Post#160 » by mysticbb » Tue Feb 16, 2010 7:38 pm

Ball Boy wrote:No one is going to say that.. The problem is us "Kobe supporters" hate hearing that Kobe wasnt the best player, therefore doesnt deserve any credit.


Well, saying that Bryant doesn't deserve any credit is also just plain wrong, you are right on this one. He was an important player, more important than just a 2nd option or sidekick. But in the end Duncan was more important to the 2007 Spurs title than Bryant to the 2000 or 2001 title. And that still leaves us with two finals MVP for Duncan and one for Bryant. You can't just say that Bryant has 4 titles and Duncan 3 during those 10 years and make that an argument for Bryant being better than Duncan.

D Nice wrote:So I'm a crazy fan who thinks Kobe is the best at everything because my opinion is different. Awesome.


No, that's not what I said. I only wanted to make a point with the stuff about James and Shaquille O'Neal. The things happened in 2008 or 2009 are more in people's mind than that what happened in 2000 or 2001. People seem to forget pretty fast.

D Nice wrote:Also, what Shaq comment are you referring to?


Your comment about Shaq wasn't a factor for 4 seasons. That is hardly true, because he got 7 All NBA 1st team awards.

D Nice wrote:And I'm not going to get into a statistical argument before, because I've had the exact same discussions with Bastillion regarding KG. Kobe's numbers were skewed playing with Shaq, and that translates into advanced metrics as well.
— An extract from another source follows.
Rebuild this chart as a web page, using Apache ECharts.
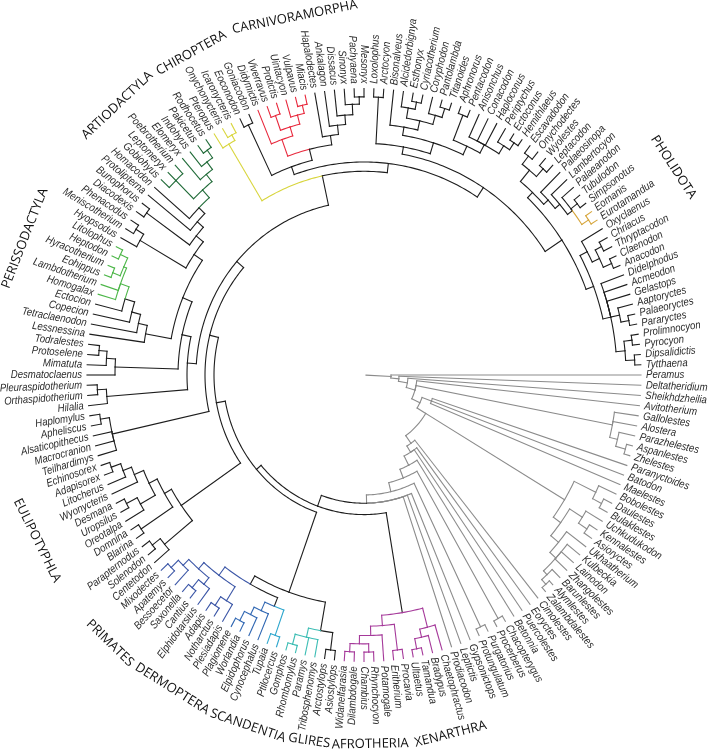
<!DOCTYPE html>
<html><head><meta charset="utf-8">
<style>html,body{margin:0;padding:0;background:#fff}#c{width:709px;height:750px}</style>
<script src="https://cdn.jsdelivr.net/npm/echarts@6/dist/echarts.min.js"></script>
</head><body><div id="c"></div>
<script>
// ---- clade colours
const GREY='#8b8b8b',BLACK='#1d1d1d',ARTIO='#1f6a37',PERI='#4cb648',CHIRO='#d8d53c',CARN='#e8283c',
      PHOL='#d6a53a',PRIM='#3a55a6',DERM='#2f66b2',SCAN='#2ea6cd',GLIR='#3cbdb4',AFRO='#a5399a';
// ---- clade names around the tree: text, radius, angle in degrees
const cladeWords=[['ARTIODACTYLA',359,226.6],['CHIROPTERA',356,241],['CARNIVORAMORPHA',353,258.7],['PHOLIDOTA',369,327],
 ['PERISSODACTYLA',364,201.3],['EULIPOTYPHLA',364,153.9],['PRIMATES',363,134.4],['DERMOPTERA',359,122.3],
 ['SCANDENTIA',358.6,108.9],['GLIRES',358,98.8],['AFROTHERIA',357,89],['XENARTHRA',358,76]];
// ---- tree helpers: N(node depth, ...children); a string child is a taxon
const N=(r,...kids)=>({r,kids});
const K=(c,n)=>{n.c=c;return n};
const F=(r,...kids)=>({r,kids,first:true});
const TIP=277;
// ---- tree parts (depth)
const xenarthra=N(252,'Chaetophractus',N(260,'Bradypus',N(270,'Tamandua','Ultaetus')));
const afrotheria=N(243,N(268,'Procavia','Eritherium'),N(252,'Potamogale',N(260,N(268,'Rhynchocyon','Chambius'),N(268,'Dilambdogale','Widanelfarasia'))));
const glires=N(251,N(268,'Asiostylops','Arctostylops'),K(GLIR,N(260,'Tribosphenomys','Paramys',N(270,'Rhombomylus','Gomphos'))));
const dermScan=N(241,K(SCAN,N(267,'Ptilocercus','Tupaia')),K(DERM,N(250,'Cynocephalus',N(258,'Elpidophorus',N(268,'Worlandia','Plagiomene')))));
const primates=N(242,N(258,'Plesiadapis',N(268,'Notharctus','Adapis')),N(250,N(258,'Elphidotarsius',N(268,'Cantius','Saxonella')),N(258,'Bessoecetor',N(268,'Apatemys','Mixodectes'))));
const eulipotyphla=N(222,N(258,'Centetodon',N(268,'Solenodon','Parapternodus')),N(230,N(268,'Blarina','Domnina'),N(239,N(256,'Oreotalpa',N(268,'Uropsilus','Desmana')),N(249,'Wyonycteris',N(258,'Litocherus',N(268,'Adapisorex','Echinosorex'))))));
const apheliscids=N(258,'Teilhardimys','Macrocranion','Alsaticopithecus',N(267,'Apheliscus','Haplomylus'));
const hilalia=N(258,'Hilalia',N(267,'Orthaspidotherium','Pleuraspidotherium'));
const desmato=N(249,'Desmatoclaenus',N(258,'Mimatuta',N(266,'Protoselene','Todralestes')));
const perisso=N(259,'Homogalax','Lambdotherium',N(262,N(270,'Eohippus','Hyracotherium'),N(270,'Heptodon','Litolophus')));
const ectocion=N(222,'Lessnessina',N(231,'Tetraclaenodon',N(240,'Copecion',N(250,'Ectocion',K(PERI,perisso)))));
const artio=N(241,N(266,'Gobiohyus','Leptomeryx','Poebrotherium'),N(250,'Elomeryx',N(259,'Indohyus',N(268,'Pakicetus','Rodhocetus'))));
const ungulates=N(206,N(259,'Hyopsodus',N(268,'Meniscotherium','Phenacodus')),N(215,N(268,'Diacodexis','Bunophorus'),N(223,'Protolipterna',N(231,'Homacodon',K(ARTIO,artio)))));
const chiroptera=N(261,'Pteropus',N(267,'Onychonycteris','Icaronycteris'));
const carnivora=N(242,'Didymictis',N(251,N(266,'Viverravus','Protictis'),N(260,'Uintacyon',N(268,'Vulpavus','Miacis'))));
const mesonychia=N(234,'Hapalodectes',N(243,'Ankalagon',N(252,'Dissacus',N(262,'Sinonyx',N(269,'Pachyaena','Mesonyx')))));
const pantodonts=N(243,'Bisonalveus',N(252,N(262,'Alcidedorbignya',N(269,'Esthonyx','Cyriacotherium')),N(261,'Coryphodon',N(270,'Pantolambda','Titanoides'))));
const periptychids=N(244,N(270,'Aphronorus','Pentacodon'),N(253,'Anisonchus','Conacodon','Haploconus',N(262,'Periptychus',N(270,'Ectoconus','Hemithlaeus'))));
const pholidota=N(244,N(258,N(268,'Escavadodon','Onychodectes'),N(268,'Wyolestes','Leptacodon')),N(250,'Palaeosinopa',N(256,'Lambertocyon',N(262,'Palaeanodon',N(270,'Tubulodon','Simpsonotus'),K(PHOL,N(270,'Eomanis','Eurotamandua'))))));
const creodonts=N(245,N(253,'Oxyclaenus',N(261,N(268,'Chriacus','Thryptacodon'),N(270,'Claenodon','Anacodon'))),N(253,'Didelphodus','Acmeodon','Gelastops',N(262,'Aaptoryctes',N(270,'Palaeoryctes','Pararyctes')),N(262,N(270,'Prolimnocyon','Pyrocyon'),N(271,'Dipsalidictis','Tytthaena'))));
const upper=N(197,K(CHIRO,chiroptera),N(206,N(214,N(268,'Eoconodon','Goniacodon'),N(225,K(CARN,carnivora),mesonychia)),N(217,N(224,N(269,'Loxolophus','Arctocyon'),N(235,pantodonts,periptychids)),N(237,pholidota,creodonts))));
const placentals=K(BLACK,N(135,N(233,K(AFRO,xenarthra),K(AFRO,afrotheria)),
 N(141,N(223,glires,N(232,dermScan,K(PRIM,primates))),
 N(150,eulipotyphla,N(159,apheliscids,N(168,N(177,hilalia,N(186,desmato,N(196,ectocion,ungulates))),upper))))));
const zhelestids=N(253,'Gallolestes','Alostera',N(261,'Parazhelestes',N(271,'Aspanlestes','Zhelestes')));
const asioryctids=N(234,N(258,'Bobolestes',N(268,'Daulestes','Bulaklestes')),N(243,N(258,'Uchkudukodon',N(268,'Kennalestes','Asioryctes')),N(253,'Ukhaatherium',N(261,'Kulbeckia','Lainodon','Zhangolestes',N(266,'Barunlestes',N(272,'Alymlestes','Zalambdalestes'))))));
const ladder=N(81,'Cimolestes',N(88,'Eoryctes','Puercolestes',N(98,'Betonnia',N(107,N(271,'Chacopterygus','Procerberus'),N(116,N(270,'Purgatorius','Protungulatum'),N(124,'Gypsonictops','Leptictis','Prodiacodon',placentals))))));
const tree=N(27,'Peramus',N(35,'Deltatheridium',N(44,'Sheikhdzheilia',N(53,'Avitotherium',zhelestids,N(62,N(72,'Paranyctoides','Batodon','Maelestes'),F(72,asioryctids,ladder))))));
const ROOT_START=2;
// ---- walk the tree
const taxa=[],segs=[];
function layout(n){ if(typeof n==='string'){taxa.push(n);return {a:taxa.length-1,r:TIP,leaf:true};}
  const ks=n.kids.map(k=>{const o=layout(k);return {o,c:k.c};});
  n.a=n.first?ks[0].o.a:(ks[0].o.a+ks[ks.length-1].o.a)/2; n.ks=ks; return {a:n.a,r:n.r,node:n}; }
layout(tree);
const COUNT=taxa.length;
function emit(n,col){ n.ks.forEach(k=>{const c=k.c||col;
   segs.push([n.r,k.o.a,k.o.r,k.o.a,c]); segs.push([n.r,n.a,n.r,k.o.a,c]);
   if(k.o.node)emit(k.o.node,c);}); }
segs.push([ROOT_START,tree.a,tree.r,tree.a,GREY]); emit(tree,GREY);

const STRETCH=1.034,CX=364,CY=375,DEG=COUNT/360;
const chart=echarts.init(document.getElementById('c'),null,{renderer:'canvas'});
const pt=(api,r,a)=>{const p=api.coord([r,a]);return [p[0],CY+(p[1]-CY)*STRETCH];};
chart.setOption({animation:false,
 polar:{center:[CX,CY],radius:278},
 angleAxis:{type:'value',min:0,max:COUNT,startAngle:0,clockwise:true,show:false},
 radiusAxis:{type:'value',min:0,max:278,show:false},
 series:[
 {type:'custom',coordinateSystem:'polar',clip:false,silent:true,data:segs,
  renderItem:(p,api)=>{const s=segs[p.dataIndex];const pts=[];
    const n=Math.max(1,Math.ceil(Math.abs(s[3]-s[1])/0.4));
    for(let i=0;i<=n;i++){const t=i/n;pts.push(pt(api,s[0]+(s[2]-s[0])*t,s[1]+(s[3]-s[1])*t));}
    return {type:'polyline',shape:{points:pts},style:{stroke:s[4],lineWidth:1.1,fill:null,lineCap:'square'}};}},
 {type:'custom',coordinateSystem:'polar',clip:false,silent:true,data:taxa.map((t,i)=>[TIP+5,i]),
  renderItem:(p,api)=>{const i=p.dataIndex;const q=pt(api,TIP+5,i);
    const rot=Math.atan2(-(q[1]-CY),q[0]-CX);const right=q[0]>=CX;
    return {type:'text',x:q[0],y:q[1],rotation:right?rot:rot+Math.PI,scaleX:0.87,
      style:{text:taxa[i],fill:'#2b2b2b',font:'italic 11px "Liberation Sans"',align:right?'left':'right',verticalAlign:'middle'}};}},
 {type:'custom',coordinateSystem:'polar',clip:false,silent:true,data:cladeWords.map(w=>[w[1],w[2]*DEG]),
  renderItem:(p,api)=>{const w=cladeWords[p.dataIndex];const q=pt(api,w[1],w[2]*DEG);
    const deg=w[2]<180?90-w[2]:270-w[2];
    return {type:'text',x:q[0],y:q[1],rotation:deg*Math.PI/180,
      style:{text:w[0],fill:'#111',font:'13px "Open Sans"',align:'center',verticalAlign:'middle'}};}}
 ]});
</script></body></html>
Well, you would lose this argument, that is the reason. Bryant scored 29.5 ppg on .527 ts% without Shaq, he played more minutes in those games and the Lakers played a little bit faster without Shaq. That pretty means that Bryant's PER wouldn't change. The Lakers also went 23-26 without Shaq, which means even with a higher percentage of the team's win shares the number would go down overall.
Bryant also would have less titles, less All Defense teams, less All NBA 1st teams. His overall resume would rather go down than up without Shaquille O'Neal.

D Nice wrote:If numbers were everything, Robinson would be > Duncan, and on Hakeem's level, but he isn't, and everybody can SEE it.


Actually, you can't just look at the numbers of the regular season in that case. Robinson is not on Duncan's or Olajuwon's level, because he failed to deliver in the playoffs. Duncan's and Olajuwon's PER and Win Shares in the playoffs are much better than Robinson's. That is the reason I included the playoff numbers. If Duncan would be worse in the playoffs, it would be a good argument for Bryant, but in fact it is the other way around. Duncan's numbers are going up in the playoffs, Bryant's are going down.

D Nice wrote:And you claim to have your opinion grounded in emprical data, yet you arbitrarily used random GM/player surveys to make your point.


Yes, I just used it to make a point, I didn't build my opinion on those surveys. But you got the point.

Quincy wrote:For the decade, Kobe>Shaq. Not career-wise, just for this decade.


Oh, yes, that is true. The only argument for Shaquille O'Neal ahead of Bryant is O'Neal's peak. But the difference is closer than most people think.